* **WORK REQUIRED**
From the listing that follows, output everything exactly except the pictures.

* **DATA LINES**
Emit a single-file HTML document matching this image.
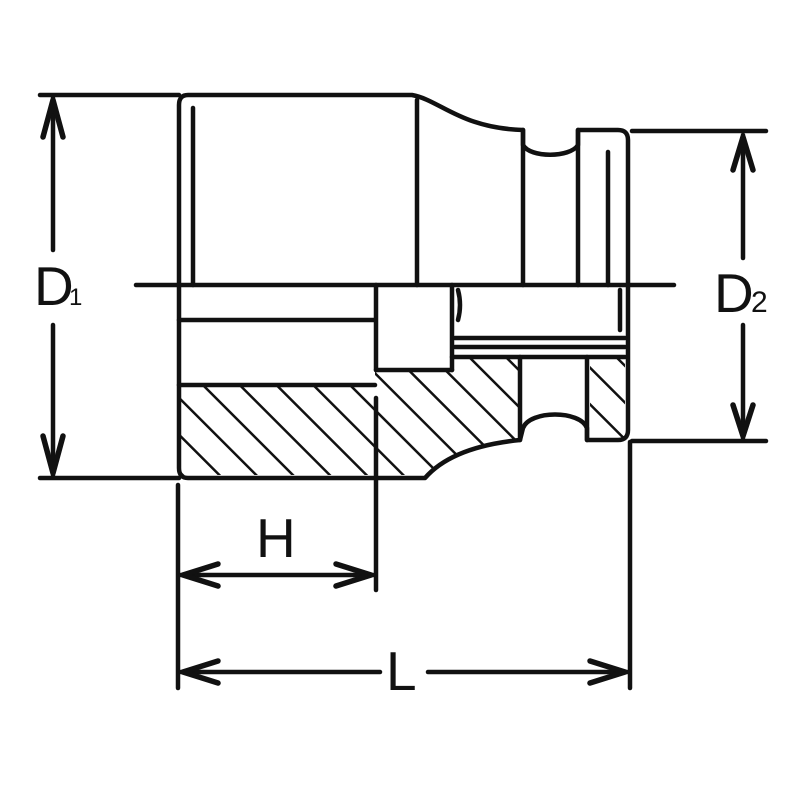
<!DOCTYPE html>
<html><head><style>html,body{margin:0;padding:0;background:#fff}svg{display:block}</style></head>
<body>
<svg width="800" height="800" viewBox="0 0 800 800" xmlns="http://www.w3.org/2000/svg">
<defs>
<pattern id="h" patternUnits="userSpaceOnUse" width="26" height="26" patternTransform="rotate(-45)">
<line x1="0" y1="0" x2="0" y2="26" stroke="#111" stroke-width="5"/>
</pattern>
<clipPath id="c1">
<path d="M181,385 L375,385 L375,370 L452,370 L452,357 L520,357 L520,440 C490,444 450,450 425,475 L181,475 Z"/>
</clipPath>
<clipPath id="c2"><path d="M590,357 L625,357 L625,438 L590,438 Z"/></clipPath>
</defs>
<g clip-path="url(#c1)"><rect x="170" y="350" width="360" height="140" fill="url(#h)"/></g>
<g clip-path="url(#c2)"><rect x="580" y="350" width="60" height="100" fill="url(#h)"/></g>
<g fill="none" stroke="#111" stroke-width="4.5" stroke-linecap="round" stroke-linejoin="round">
<path d="M188,95 L412,95 C440,100 460,128 523,130 L523,145 C530,158 570,158 578,145 L578,130 L618,130 Q628,130 628,140 L628,430 Q628,440 618,440 L587,440 L587,428 C580,410 530,410 523,428 L520,440 C480,444 445,455 425,478 L188,478 Q179,478 179,468 L179,105 Q179,95 188,95 Z"/>
<line x1="193" y1="108" x2="193" y2="285"/>
<line x1="417" y1="100" x2="417" y2="285"/>
<line x1="523" y1="130" x2="523" y2="285"/>
<line x1="578" y1="130" x2="578" y2="285"/>
<line x1="608" y1="152" x2="608" y2="285"/>
<line x1="136" y1="285" x2="674" y2="285"/>
<line x1="179" y1="320" x2="375" y2="320"/>
<line x1="179" y1="385" x2="375" y2="385"/>
<line x1="376" y1="285" x2="376" y2="370"/>
<line x1="376" y1="370" x2="452" y2="370"/>
<line x1="452" y1="285" x2="452" y2="370"/>
<line x1="452" y1="357" x2="625" y2="357"/>
<line x1="455" y1="338" x2="625" y2="338"/>
<line x1="455" y1="347" x2="625" y2="347"/>
<line x1="520" y1="357" x2="520" y2="440"/>
<line x1="587" y1="357" x2="587" y2="440"/>
<line x1="620" y1="290" x2="620" y2="330"/>
<path d="M458,290 Q462,305 458,320"/>
<line x1="40" y1="95" x2="179" y2="95"/>
<line x1="40" y1="478" x2="179" y2="478"/>
<line x1="53" y1="98" x2="53" y2="250"/>
<line x1="53" y1="325" x2="53" y2="475"/>
<line x1="632" y1="131" x2="766" y2="131"/>
<line x1="632" y1="441" x2="766" y2="441"/>
<line x1="743" y1="135" x2="743" y2="258"/>
<line x1="743" y1="325" x2="743" y2="438"/>
<line x1="178" y1="485" x2="178" y2="688"/>
<line x1="376" y1="398" x2="376" y2="590"/>
<line x1="630" y1="442" x2="630" y2="688"/>
<line x1="181" y1="575" x2="373" y2="575"/>
<line x1="181" y1="672" x2="380" y2="672"/>
<line x1="428" y1="672" x2="627" y2="672"/>
</g>
<g fill="none" stroke="#111" stroke-width="5.5" stroke-linecap="round" stroke-linejoin="round">
<path d="M43,137 L53,100 L63,137"/>
<path d="M43,436 L53,473 L63,436"/>
<path d="M733,170 L743,137 L753,170"/>
<path d="M733,405 L743,436 L753,405"/>
<path d="M218,564 L183,575 L218,586"/>
<path d="M336,564 L371,575 L336,586"/>
<path d="M218,661 L183,672 L218,683"/>
<path d="M590,661 L625,672 L590,683"/>
</g>
<g font-family="Liberation Sans, sans-serif" fill="#111">
<text x="34" y="305" font-size="55">D</text><text x="69" y="305" font-size="24">1</text>
<text x="714" y="312" font-size="55">D</text><text x="751" y="312" font-size="30">2</text>
<text x="256" y="557" font-size="55">H</text>
<text x="386" y="690" font-size="55">L</text>
</g>
</svg>
</body></html>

* **SOLUTION TO THIS PROBLEM**
Emit a single-file HTML document matching this image.
<!DOCTYPE html>
<html><head><style>html,body{margin:0;padding:0;background:#fff}svg{display:block}</style></head>
<body>
<svg width="800" height="800" viewBox="0 0 800 800" xmlns="http://www.w3.org/2000/svg">
<defs>
<pattern id="h" patternUnits="userSpaceOnUse" width="26" height="26" patternTransform="rotate(-45)">
<line x1="0" y1="0" x2="0" y2="26" stroke="#111" stroke-width="5"/>
</pattern>
<clipPath id="c1">
<path d="M181,385 L375,385 L375,370 L452,370 L452,357 L520,357 L520,440 C490,444 450,450 425,475 L181,475 Z"/>
</clipPath>
<clipPath id="c2"><path d="M590,357 L625,357 L625,438 L590,438 Z"/></clipPath>
</defs>
<g clip-path="url(#c1)"><rect x="170" y="350" width="360" height="140" fill="url(#h)"/></g>
<g clip-path="url(#c2)"><rect x="580" y="350" width="60" height="100" fill="url(#h)"/></g>
<g fill="none" stroke="#111" stroke-width="4.5" stroke-linecap="round" stroke-linejoin="round">
<path d="M188,95 L412,95 C440,100 460,128 523,130 L523,145 C530,158 570,158 578,145 L578,130 L618,130 Q628,130 628,140 L628,430 Q628,440 618,440 L587,440 L587,428 C580,410 530,410 523,428 L520,440 C480,444 445,455 425,478 L188,478 Q179,478 179,468 L179,105 Q179,95 188,95 Z"/>
<line x1="193" y1="108" x2="193" y2="285"/>
<line x1="417" y1="100" x2="417" y2="285"/>
<line x1="523" y1="130" x2="523" y2="285"/>
<line x1="578" y1="130" x2="578" y2="285"/>
<line x1="608" y1="152" x2="608" y2="285"/>
<line x1="136" y1="285" x2="674" y2="285"/>
<line x1="179" y1="320" x2="375" y2="320"/>
<line x1="179" y1="385" x2="375" y2="385"/>
<line x1="376" y1="285" x2="376" y2="370"/>
<line x1="376" y1="370" x2="452" y2="370"/>
<line x1="452" y1="285" x2="452" y2="370"/>
<line x1="452" y1="357" x2="625" y2="357"/>
<line x1="455" y1="338" x2="625" y2="338"/>
<line x1="455" y1="347" x2="625" y2="347"/>
<line x1="520" y1="357" x2="520" y2="440"/>
<line x1="587" y1="357" x2="587" y2="440"/>
<line x1="620" y1="290" x2="620" y2="330"/>
<path d="M458,290 Q462,305 458,320"/>
<line x1="40" y1="95" x2="179" y2="95"/>
<line x1="40" y1="478" x2="179" y2="478"/>
<line x1="53" y1="98" x2="53" y2="250"/>
<line x1="53" y1="325" x2="53" y2="475"/>
<line x1="632" y1="131" x2="766" y2="131"/>
<line x1="632" y1="441" x2="766" y2="441"/>
<line x1="743" y1="135" x2="743" y2="258"/>
<line x1="743" y1="325" x2="743" y2="438"/>
<line x1="178" y1="485" x2="178" y2="688"/>
<line x1="376" y1="398" x2="376" y2="590"/>
<line x1="630" y1="442" x2="630" y2="688"/>
<line x1="181" y1="575" x2="373" y2="575"/>
<line x1="181" y1="672" x2="380" y2="672"/>
<line x1="428" y1="672" x2="627" y2="672"/>
</g>
<g fill="none" stroke="#111" stroke-width="5.5" stroke-linecap="round" stroke-linejoin="round">
<path d="M43,137 L53,100 L63,137"/>
<path d="M43,436 L53,473 L63,436"/>
<path d="M733,170 L743,137 L753,170"/>
<path d="M733,405 L743,436 L753,405"/>
<path d="M218,564 L183,575 L218,586"/>
<path d="M336,564 L371,575 L336,586"/>
<path d="M218,661 L183,672 L218,683"/>
<path d="M590,661 L625,672 L590,683"/>
</g>
<g font-family="Liberation Sans, sans-serif" fill="#111">
<text x="34" y="305" font-size="55">D</text><text x="69" y="305" font-size="24">1</text>
<text x="714" y="312" font-size="55">D</text><text x="751" y="312" font-size="30">2</text>
<text x="256" y="557" font-size="55">H</text>
<text x="386" y="690" font-size="55">L</text>
</g>
</svg>
</body></html>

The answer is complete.